A Bou, un petit village du Loiret, c’est l’effervescence. Dans quelques heures, Tiziana franchira à bord de sa joëlette, un fauteuil roulant handisport qui lui permet de courir par monts et vallées, la ligne d’arrivée du Marathon pour Tous, aux Jeux olympiques de Paris 2024. Sa mère Cécile Blériot et son père Jean-Noël Bigotti s’affairent aux derniers préparatifs avant que la famille ne rejoigne la capitale deux heures avant le top départ. Non loin, Hudson veille comme toujours sur la jeune fille de 13 ans. Contrairement à d’habitude, lors des courses solidaires, son chien d’assistance ne sera pas auprès d’elle, car «Tiziana court désormais beaucoup trop vite».
Décryptage
Tiziana, grand sourire collé sur le visage, est atteinte d’une maladie génétique rare, un de ces noms barbares dont on ignore l’existence avant d’y avoir été confronté : la leucodystrophie métachromatique. Tiziana ne se tient ni debout, ni assise. Pour l’aider à parcourir les 42,195 longs kilomètres du Marathon pour Tous, six coureurs se relaieront à l’avant et à l’arrière de sa joëlette, où elle sera installée dans un corset. Tous sont des proches courant depuis des années, à Bou, avec et pour Tiziana. «On a embarqué beaucoup de gens avec nous, s’égaye Cécile Blériot, qui sera présente sur le bord de la route. C’est une vraie histoire d’inclusion par le sport.»
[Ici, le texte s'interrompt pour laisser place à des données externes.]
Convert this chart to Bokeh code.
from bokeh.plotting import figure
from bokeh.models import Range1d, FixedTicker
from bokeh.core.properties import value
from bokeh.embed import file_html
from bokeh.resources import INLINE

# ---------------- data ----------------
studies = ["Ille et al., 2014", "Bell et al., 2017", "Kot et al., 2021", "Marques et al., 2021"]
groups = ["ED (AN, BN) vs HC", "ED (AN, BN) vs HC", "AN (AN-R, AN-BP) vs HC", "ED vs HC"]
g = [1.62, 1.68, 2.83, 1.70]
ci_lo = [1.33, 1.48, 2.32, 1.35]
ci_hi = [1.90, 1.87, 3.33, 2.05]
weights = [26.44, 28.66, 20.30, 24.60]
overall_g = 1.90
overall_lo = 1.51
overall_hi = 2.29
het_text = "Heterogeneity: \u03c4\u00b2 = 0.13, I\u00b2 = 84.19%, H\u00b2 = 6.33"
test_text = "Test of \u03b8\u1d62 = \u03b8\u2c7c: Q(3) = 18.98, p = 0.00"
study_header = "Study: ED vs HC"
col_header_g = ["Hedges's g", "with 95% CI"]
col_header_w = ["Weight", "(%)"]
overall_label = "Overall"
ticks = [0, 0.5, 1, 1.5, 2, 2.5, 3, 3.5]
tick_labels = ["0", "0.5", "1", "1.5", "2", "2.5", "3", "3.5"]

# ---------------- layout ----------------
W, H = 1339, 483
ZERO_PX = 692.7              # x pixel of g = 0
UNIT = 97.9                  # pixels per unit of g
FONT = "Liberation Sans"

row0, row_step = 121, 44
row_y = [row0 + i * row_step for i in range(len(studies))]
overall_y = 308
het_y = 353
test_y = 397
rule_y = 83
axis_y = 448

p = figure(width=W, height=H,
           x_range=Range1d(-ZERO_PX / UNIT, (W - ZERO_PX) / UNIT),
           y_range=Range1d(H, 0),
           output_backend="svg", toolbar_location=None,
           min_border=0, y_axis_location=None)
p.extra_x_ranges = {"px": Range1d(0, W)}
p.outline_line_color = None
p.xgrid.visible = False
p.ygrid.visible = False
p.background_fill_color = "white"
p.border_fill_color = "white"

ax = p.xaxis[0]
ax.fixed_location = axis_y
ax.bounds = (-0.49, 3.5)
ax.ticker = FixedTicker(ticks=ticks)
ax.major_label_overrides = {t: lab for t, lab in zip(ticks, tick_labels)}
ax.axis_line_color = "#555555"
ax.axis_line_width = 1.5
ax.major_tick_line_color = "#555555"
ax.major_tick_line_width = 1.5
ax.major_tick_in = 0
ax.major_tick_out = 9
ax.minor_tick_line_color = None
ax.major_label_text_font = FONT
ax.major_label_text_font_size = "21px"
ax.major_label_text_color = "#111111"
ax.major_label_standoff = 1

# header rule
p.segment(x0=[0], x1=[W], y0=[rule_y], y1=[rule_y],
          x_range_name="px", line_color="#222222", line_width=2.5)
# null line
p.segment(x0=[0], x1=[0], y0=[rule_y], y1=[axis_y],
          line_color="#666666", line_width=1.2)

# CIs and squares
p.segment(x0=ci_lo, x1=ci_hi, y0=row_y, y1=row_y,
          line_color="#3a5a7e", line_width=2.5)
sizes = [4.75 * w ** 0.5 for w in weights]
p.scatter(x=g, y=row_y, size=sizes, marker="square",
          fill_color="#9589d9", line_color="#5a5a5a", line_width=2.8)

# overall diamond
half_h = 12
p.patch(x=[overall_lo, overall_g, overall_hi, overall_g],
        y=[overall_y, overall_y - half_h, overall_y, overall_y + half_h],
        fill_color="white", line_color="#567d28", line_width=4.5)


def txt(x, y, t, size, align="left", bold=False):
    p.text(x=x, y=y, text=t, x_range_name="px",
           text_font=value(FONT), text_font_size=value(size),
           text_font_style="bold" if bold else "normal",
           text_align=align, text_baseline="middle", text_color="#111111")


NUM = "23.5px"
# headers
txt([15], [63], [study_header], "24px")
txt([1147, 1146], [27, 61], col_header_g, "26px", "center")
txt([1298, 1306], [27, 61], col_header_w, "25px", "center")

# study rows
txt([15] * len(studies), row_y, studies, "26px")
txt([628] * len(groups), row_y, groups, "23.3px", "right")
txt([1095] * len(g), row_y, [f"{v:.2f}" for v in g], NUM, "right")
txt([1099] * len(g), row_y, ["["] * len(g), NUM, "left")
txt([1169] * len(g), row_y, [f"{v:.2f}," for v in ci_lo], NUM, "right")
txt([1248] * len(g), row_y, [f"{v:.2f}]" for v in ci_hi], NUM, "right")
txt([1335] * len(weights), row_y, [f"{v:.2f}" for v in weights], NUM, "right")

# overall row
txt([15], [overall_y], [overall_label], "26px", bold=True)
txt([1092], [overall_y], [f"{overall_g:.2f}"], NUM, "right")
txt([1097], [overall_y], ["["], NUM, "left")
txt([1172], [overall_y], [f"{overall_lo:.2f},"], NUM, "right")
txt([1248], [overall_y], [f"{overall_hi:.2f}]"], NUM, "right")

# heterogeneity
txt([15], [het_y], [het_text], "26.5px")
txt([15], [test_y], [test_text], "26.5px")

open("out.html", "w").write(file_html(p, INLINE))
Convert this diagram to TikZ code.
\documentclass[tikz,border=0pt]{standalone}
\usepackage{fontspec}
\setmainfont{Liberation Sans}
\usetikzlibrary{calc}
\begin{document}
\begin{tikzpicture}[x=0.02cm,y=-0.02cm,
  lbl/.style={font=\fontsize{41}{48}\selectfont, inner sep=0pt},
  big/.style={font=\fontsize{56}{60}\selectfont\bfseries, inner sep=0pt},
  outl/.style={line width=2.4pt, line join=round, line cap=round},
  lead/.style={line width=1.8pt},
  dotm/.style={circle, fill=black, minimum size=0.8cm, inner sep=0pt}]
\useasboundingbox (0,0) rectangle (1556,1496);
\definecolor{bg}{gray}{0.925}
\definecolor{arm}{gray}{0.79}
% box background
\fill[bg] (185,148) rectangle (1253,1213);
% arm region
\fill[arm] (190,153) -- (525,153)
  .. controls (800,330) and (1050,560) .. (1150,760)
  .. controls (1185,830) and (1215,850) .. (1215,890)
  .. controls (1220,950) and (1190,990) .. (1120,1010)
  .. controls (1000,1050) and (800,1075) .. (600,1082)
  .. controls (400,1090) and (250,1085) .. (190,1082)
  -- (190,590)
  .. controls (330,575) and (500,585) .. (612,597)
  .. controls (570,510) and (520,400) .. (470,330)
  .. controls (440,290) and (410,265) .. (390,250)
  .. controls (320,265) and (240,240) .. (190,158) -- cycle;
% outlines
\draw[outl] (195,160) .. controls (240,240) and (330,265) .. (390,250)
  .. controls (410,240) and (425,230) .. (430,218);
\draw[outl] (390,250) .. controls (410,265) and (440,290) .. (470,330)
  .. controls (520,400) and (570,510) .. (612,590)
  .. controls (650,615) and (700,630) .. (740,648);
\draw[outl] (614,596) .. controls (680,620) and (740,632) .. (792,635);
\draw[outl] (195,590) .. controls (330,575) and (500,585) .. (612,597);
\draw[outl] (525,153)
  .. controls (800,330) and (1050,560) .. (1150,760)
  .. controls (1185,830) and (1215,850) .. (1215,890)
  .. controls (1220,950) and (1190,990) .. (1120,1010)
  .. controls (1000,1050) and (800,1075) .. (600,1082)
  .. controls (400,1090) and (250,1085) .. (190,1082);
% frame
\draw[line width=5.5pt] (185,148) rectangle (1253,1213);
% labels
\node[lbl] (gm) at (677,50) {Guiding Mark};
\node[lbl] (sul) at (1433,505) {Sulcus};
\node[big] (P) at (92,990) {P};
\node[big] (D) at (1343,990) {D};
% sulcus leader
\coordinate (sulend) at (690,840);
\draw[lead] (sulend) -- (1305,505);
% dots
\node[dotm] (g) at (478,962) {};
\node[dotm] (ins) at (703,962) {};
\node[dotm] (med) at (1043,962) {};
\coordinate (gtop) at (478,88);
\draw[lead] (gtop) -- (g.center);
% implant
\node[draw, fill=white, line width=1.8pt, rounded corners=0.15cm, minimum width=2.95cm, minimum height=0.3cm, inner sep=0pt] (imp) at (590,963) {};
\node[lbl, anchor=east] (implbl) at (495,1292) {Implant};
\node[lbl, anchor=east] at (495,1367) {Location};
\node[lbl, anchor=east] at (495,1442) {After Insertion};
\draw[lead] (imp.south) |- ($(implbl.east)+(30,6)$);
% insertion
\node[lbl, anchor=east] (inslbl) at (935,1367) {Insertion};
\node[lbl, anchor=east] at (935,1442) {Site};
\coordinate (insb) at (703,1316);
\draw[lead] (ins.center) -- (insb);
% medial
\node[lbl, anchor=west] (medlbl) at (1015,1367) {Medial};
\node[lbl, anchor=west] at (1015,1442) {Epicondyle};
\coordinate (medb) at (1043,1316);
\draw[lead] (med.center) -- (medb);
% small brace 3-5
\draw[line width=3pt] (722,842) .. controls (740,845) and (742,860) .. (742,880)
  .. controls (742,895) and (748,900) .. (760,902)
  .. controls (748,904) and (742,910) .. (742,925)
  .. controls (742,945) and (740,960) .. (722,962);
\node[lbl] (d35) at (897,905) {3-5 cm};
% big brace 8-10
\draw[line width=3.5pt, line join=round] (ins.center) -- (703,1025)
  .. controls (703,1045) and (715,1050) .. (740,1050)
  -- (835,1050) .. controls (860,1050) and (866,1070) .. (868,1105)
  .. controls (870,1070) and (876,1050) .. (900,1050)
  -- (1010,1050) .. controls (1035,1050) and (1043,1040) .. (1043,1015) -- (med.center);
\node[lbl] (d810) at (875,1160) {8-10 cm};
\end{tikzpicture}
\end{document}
Aucun n’a bouclé de marathon dans sa vie. En seront-ils capables ce soir ? «Oui, ils vont le faire», répond la mère sans la moindre hésitation. Ils n’en sont pas à leur coup d’essai. A leur côté, Tiziana a remporté par deux fois les championnats du monde de joëlette, en 2022 et en 2024. Et pour les Jeux olympiques, ils ont placé la barre haute. Depuis un an, date de l’annonce de leur acquisition du dossard solidaire, ils se sont entraînés «dans la montagne, en Bretagne…». Ils espèrent ce soir boucler la course en moins de 5 heures. Tiziana, elle aussi, s’est entraînée, casque vissé sur la tête en cas de chute. «Ces deux derniers mois, elle a couru tous les dimanches».
Plus qu’un entraînement physique, c’est avant tout pour elle une préparation mentale. La jeune fille, vulnérable au bruit et à la lumière, a dû être «sensibilisée». Habituée aux courses relativement courtes, en journée, et au calme de la campagne, Tiziana s’est donc entraînée de nuit, en plein centre-ville d’Orléans, sur un temps plus long. «Malgré tout, on reste vigilants, on lui a ramené des bouchons d’oreilles», tempère Cécile Blériot. Jusqu’à présent, il ne leur ait jamais arrivé d’interrompre une course. «C’est très facile de la faire rire et jouer. Si jamais elle a un inconfort quelconque, l’idée c’est de lui détourner l’esprit, pour qu’elle reparte de plus belle», élabore-t-elle.
Interview
Tiziana ne parle pas. Pas besoin : tout passe à travers ses yeux verts clairs et son sourire. Et être sur la joëlette la rend heureuse. «On dit souvent que quand on nous annonce la maladie d’un enfant, la vie s’arrête. Tiziana, c’est tout le contraire, elle a sa vie et ses projets», s’émeut sa mère. Etre entourée et encouragée, ressentir la vitesse d’une pente, observer les arbres, tout ça, «elle adore», et le dit au travers de son sourire. Si Tiziana ne se rend pas compte de la singularité des Jeux olympiques, «elle sait qu’il va y avoir une course». Cécile Blériot se projette même à la place de sa fille : «Voir les monuments de Paris illuminés, ça va être magique pour elle».
La jeune fille fait partie de ces exceptions qui vivent plus longtemps que ce que l’on annonce aux parents. Du haut de ses 13 ans, ce sont six années qu’elle a grappillé. Son lourd traitement – une injection tous les 15 jours – suivi par un service spécialisé à l’hôpital du Kremlin-Bicêtre, a eu des effets bénéfiques sur Tiziana, en freinant l’évolution de sa maladie. Mais ce n’est pas la seule raison. Se savoir aimée, entourée, la stimule. Et la course joue un rôle essentiel dans son épanouissement. «Les médecins nous ont affirmé que Tiziana est heureuse de vivre. Et ça, ça n’a pas de prix». Ce soir, elle aura une raison de plus de sourire.